This has become significantly more complicated with successive iterations; see an earlier version in the history (like 2633d5b) for a simpler example.
Note the geographical caveats in the NYT dataset; the most annoying of which are the fact that the 5 NYC boroughs are all lumped together and Kansas City, MO reports its numbers separately of the 4 counties it touches. Further, note that US territories and the District of Columbia are listed as "states."

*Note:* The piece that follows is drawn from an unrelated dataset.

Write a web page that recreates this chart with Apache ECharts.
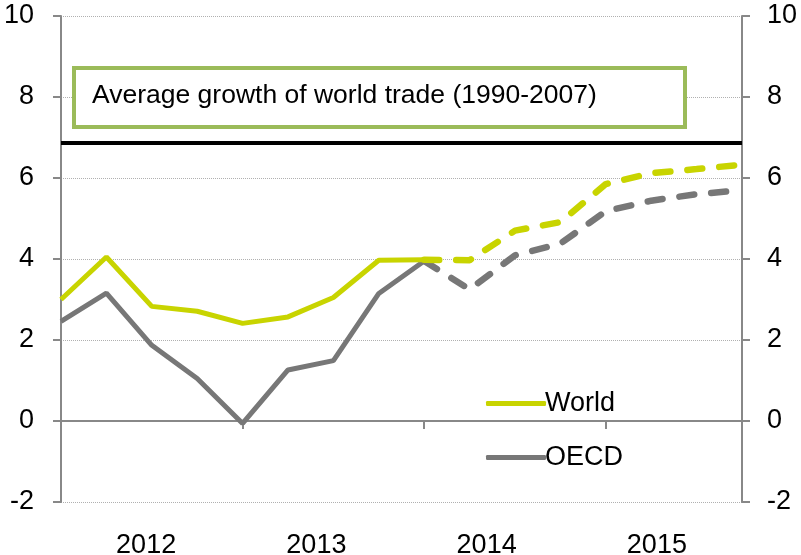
<!DOCTYPE html>
<html>
<head>
<meta charset="utf-8">
<script src="https://cdn.jsdelivr.net/npm/echarts@6/dist/echarts.min.js"></script>
<style>
html,body{margin:0;padding:0;background:#fff;}
#main{width:801px;height:555px;}
</style>
</head>
<body>
<div id="main"></div>
<script>
// quarters 2012Q1 .. 2015Q4, forecast starts at 2014Q1
var quarters=['2012Q1','2012Q2','2012Q3','2012Q4','2013Q1','2013Q2','2013Q3','2013Q4',
	'2014Q1','2014Q2','2014Q3','2014Q4','2015Q1','2015Q2','2015Q3','2015Q4'];
var years=['2012','2013','2014','2015'];
var world=[3.0,4.05,2.83,2.71,2.41,2.57,3.05,3.97,3.98,3.97,4.7,4.91,5.85,6.12,6.22,6.33];
var oecd=[2.46,3.16,1.87,1.05,-0.06,1.26,1.49,3.15,3.95,3.25,4.09,4.38,5.18,5.44,5.6,5.7];
var avgTrade=6.86;//Average growth of world trade (1990-2007)
var forecastFrom=8;
var yTicks={min:-2,max:10,step:2};

var font='"Liberation Sans", Arial, sans-serif';
var green='#C8D400', grey='#777777';

function part(arr,dashed){
	return arr.map(function(v,i){
		if(dashed) return i>=forecastFrom?v:null;
		return i<=forecastFrom?v:null;
	});
}

var myChart=echarts.init(document.getElementById('main'));

var yAxisBase={
	type:'value',min:yTicks.min,max:yTicks.max,interval:yTicks.step,
	axisLine:{show:true,lineStyle:{color:'#888',width:2}},
	axisTick:{show:true,length:8,lineStyle:{color:'#888',width:2}},
	axisLabel:{color:'#000',fontSize:27,fontFamily:font}
};

var option={
	animation:false,
	grid:{left:61,right:59,top:16,bottom:53,outerBoundsMode:'none',containLabel:false},
	xAxis:[{
		type:'category',data:quarters,boundaryGap:false,
		axisLine:{lineStyle:{color:'#888',width:2}},
		axisTick:{show:true,length:8,interval:function(i){return i%4===0;},lineStyle:{color:'#888',width:2}},
		axisLabel:{show:false},
		splitLine:{show:false}
	},{
		type:'category',data:years,boundaryGap:true,position:'bottom',
		axisLine:{show:false},axisTick:{show:false},
		axisLabel:{color:'#000',fontSize:27,fontFamily:font,margin:30}
	}],
	yAxis:[
		echarts.util.merge({position:'left',axisLabel:{margin:27},
			splitLine:{show:true,lineStyle:{color:'#b0b0b0',type:'dotted',width:1}}},yAxisBase,false),
		echarts.util.merge({position:'right',axisLabel:{margin:25},splitLine:{show:false}},yAxisBase,false)
	],
	legend:{
		orient:'vertical',left:481,top:385,itemGap:27,
		itemWidth:60,itemHeight:5,icon:'roundRect',
		data:['World','OECD'],
		textStyle:{color:'#000',fontSize:27,fontFamily:font,padding:[0,0,0,-6]}
	},
	series:[{
		name:'World',type:'line',data:part(world,false),
		showSymbol:false,color:green,lineStyle:{width:5,color:green},z:3,
		markLine:{silent:true,symbol:'none',label:{show:false},
			lineStyle:{color:'#000',width:4,type:'solid'},data:[{yAxis:avgTrade}]}
	},{
		name:'World forecast',type:'line',data:part(world,true),
		showSymbol:false,color:green,lineStyle:{width:6.5,color:green,type:[15,17],cap:'round'},z:3
	},{
		name:'OECD',type:'line',data:part(oecd,false),
		showSymbol:false,color:grey,lineStyle:{width:5,color:grey},z:2
	},{
		name:'OECD forecast',type:'line',data:part(oecd,true),
		showSymbol:false,color:grey,lineStyle:{width:6.5,color:grey,type:[15,17],cap:'round'},z:2
	}],
	graphic:[{
		type:'rect',left:72,top:66,z:10,
		shape:{width:611,height:59},
		style:{fill:'#fff',stroke:'#9BBB59',lineWidth:4}
	},{
		type:'text',left:92,top:82,z:11,
		style:{text:'Average growth of world trade (1990-2007)',fill:'#000',fontSize:26.5,fontFamily:font}
	}]
};
myChart.setOption(option);
</script>
</body>
</html>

This dataset is joined with the US Census population estimates for 2019 to facilitate rates per population, but special care is needed for those caveats. In particular, the city of KCMO is split between portions of 4 different counties (Cass, Clay, Jackson and Platte) and does not wholly encompass any one of them. Since KCMO is reported separately, we pull its population estimate from the census' 2018 estimate (2019 is not yet available), and then remove population as appropriate from each of those four counties (using the 2018 breakdown available at MARC).
Population estimates are not applied to US territories (so population normalization is not available for them), and some states report cases from "Unknown" counties (with 0 population).
This is setup to be hosted on free-tier Heroku dyno. In the free tier, the app gets killed after 30 minutes of inactivity and we're given terribly anemic access to the CPU. To reduce startup costs, a special heroku buildpack that uses PackageCompiler.jl is under development.